Regen: The regen has a ring cavity design that uses two Ti:Sapphire rods with a 22 mm effective path as the gain medium. The beam enters the regen, is reflected off of a thin film polarizer, and goes through a half wave plate which rotates the polarization of the light. Injection seed pulses from the oscillator trigger the Pockels cell (8 Volts) which acts as another half wave plate effectively trapping the pulse in the cavity for 17-18 round trips. The regen cavity is pumped by the green light from a Surelite laser with 0.2 Watts at 10 Hz. This Surelite laser is divided once it enters the cavity to pump both crystals equally from each side to ensure that the pulse is properly amplified. The pulse is amplified from a few hundred picojoules to 5 mJ at a much slower repetition rate of 10 Hz. Once the pulse is sufficiently amplified, the Pockels cell switches back to 0 V allowing the pulse to exit the cavity via the thin film polarizer. In the regen cavity, TEM00 gain is strongly favored and consequently, gain narrowing occurs reducing the bandwidth to 30 nm. A transmission etalon counteracts this effect by decreasing the intensity around 795 nm, restoring pulse bandwidth to 55 nm.

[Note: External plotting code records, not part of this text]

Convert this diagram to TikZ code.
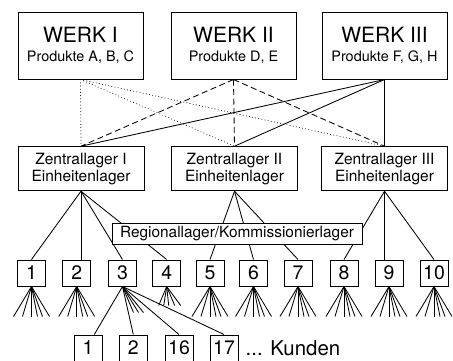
\documentclass[tikz,border=0pt]{standalone}
\usepackage{fontspec}
\setmainfont{TeX Gyre Heros}
\usetikzlibrary{positioning}

\begin{document}
\begin{tikzpicture}[x=1pt,y=-1pt]
  \tikzset{werk/.style = {shape=rectangle,draw,line width=1pt,minimum width=125pt,minimum height=67pt,inner sep=0pt,align=center,
      font=\fontsize{14.4}{18.3}\selectfont}}
  \tikzset{zlager/.style = {shape=rectangle,draw,line width=1pt,minimum width=126pt,minimum height=44pt,inner sep=0pt,align=center,
      font=\fontsize{15.5}{16.8}\selectfont}}
  \tikzset{rlager/.style = {shape=rectangle,draw,fill=white,line width=1pt,minimum width=250pt,minimum height=21pt,inner sep=0pt,
      font=\fontsize{15.4}{18}\selectfont}}
  \tikzset{nummer/.style = {shape=rectangle,draw,line width=1pt,minimum width=28pt,minimum height=26pt,inner sep=0pt,
      font=\fontsize{19.5}{22}\selectfont}}
  \tikzset{pfad/.style = {line width=0.85pt}}
  \tikzset{punkte/.style = {pfad,line cap=round,dash pattern=on 0.2pt off 3pt}}
  \tikzset{striche/.style = {pfad,dash pattern=on 6pt off 3.5pt}}
  \useasboundingbox (0,0) rectangle (453,360);

	% Werke
	\node[werk] (w1) at (80.5,45.5) {{\fontsize{21}{18.3}\selectfont WERK I}\\Produkte A, B, C};
	\node[werk] (w2) at (233.5,45.5) {{\fontsize{21}{18.3}\selectfont WERK II}\\Produkte D, E};
	\node[werk] (w3) at (384.5,45.5) {{\fontsize{21}{18.3}\selectfont WERK III}\\Produkte F, G, H};

	% Zentrallager
	\node[zlager] (z1) at (81,168.7) {Zentrallager I\\Einheitenlager};
	\node[zlager] (z2) at (234.5,168.7) {Zentrallager II\\Einheitenlager};
	\node[zlager] (z3) at (384.5,168.7) {Zentrallager III\\Einheitenlager};

	% Regionallager 1..10
    \foreach \n/\x in {1/31.5,2/76.7,3/122.5,4/166.7,5/210,6/253.5,7/298,8/344,9/389,10/434}
    \node[nummer] (l\n) at (\x,273) {\n};

	% Kunden
    \foreach \n/\x in {1/88,2/133.3,16/179,17/224}
    \node[nummer] (k\n) at (\x,348) {\n};
	\node[right=7pt of k17,inner sep=0pt,font=\fontsize{20.4}{22}\selectfont] (kunden) {... Kunden};

    \foreach \to in {z1,z2,z3}
    \draw[punkte] (w1.south) -- (\to.north);
    \foreach \to in {z1,z2,z3}
    \draw[striche] (w2.south) -- (\to.north);
    \foreach \to in {z1,z2,z3}
    \draw[pfad] (w3.south) -- (\to.north);

    \foreach \from/\to in {z1/l1,z1/l3,z1/l4,z2/l5,z2/l6,z2/l7,z3/l8,z3/l10}
    \draw[pfad] (\from.south) -- (\to.north);
    \draw[pfad] (z1.south) -- (z1.south |- l2.north);
    \draw[pfad] (z3.south) -- (z3.south |- l9.north);

	\node[rlager] (r) at (237,233.5) {Regionallager/Kommissionierlager};

    \foreach \n in {1,2,5,6,7,8,9,10}
    \foreach \d in {-18,-9,0,6,11,18}
    \draw[pfad] (l\n.south) -- ++(\d,30);
    \foreach \d in {-8,-3,2,8,14}
    \draw[pfad] (l4.south) -- ++(\d,19);
    \foreach \d in {11,16,21}
    \draw[pfad] (l3.south) -- ++(\d,26);

    \draw[pfad] (l3.south) -- (k1.65);
    \foreach \to in {k2,k16,k17}
    \draw[pfad] (l3.south) -- (\to.north);
\end{tikzpicture}
\end{document}
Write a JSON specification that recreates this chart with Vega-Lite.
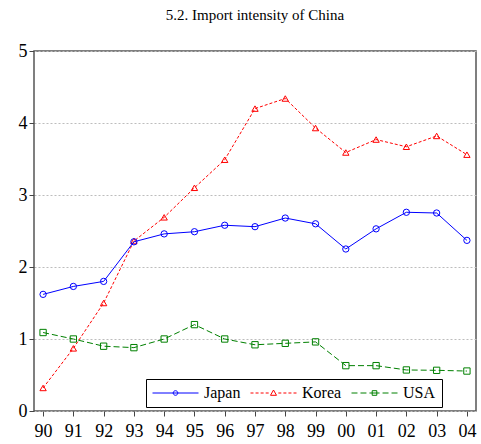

Multipass: The multipass amplifier is designed in a bowtie shape that passes the beam through the gain medium a total of 5 times. The gain medium is a Ti:Sapphire crystal 15 mm in diameter and 21 mm in length which is pumped equally from both sides by a Quanta Ray Nd:YAG laser from Spectra Physics at 10 W. The crystal is mounted on a copper stage with 20°C circulating water to extract heat, counteracting thermal-lensing. Micro-lenses are implemented to refine the pump lasers to the best possible mode quality. As a result, the multipass amplifier can amplify 6 mJ pulses to 290 mJ at 10 Hz.
Compressor: The compressor is designed to be the exact opposite of the stretcher, making the pulses shorter to increase their peak power. The compressor can also be adjusted to account for any dispersion in the laser system. It consists of two 1500 groove/mm gratings mounted in parallel with a center to center separation of 40 cm. The beam is expanded to a 2 cm FWHM diameter before entering the compressor to prevent air breakdown and damage to the optics. Due to the efficiency of the gratings and other factors, the compressor has a throughput of 67%. Once focused, the final result is a 40-45 femtosecond pulse with 6 Trillion Watts of energy.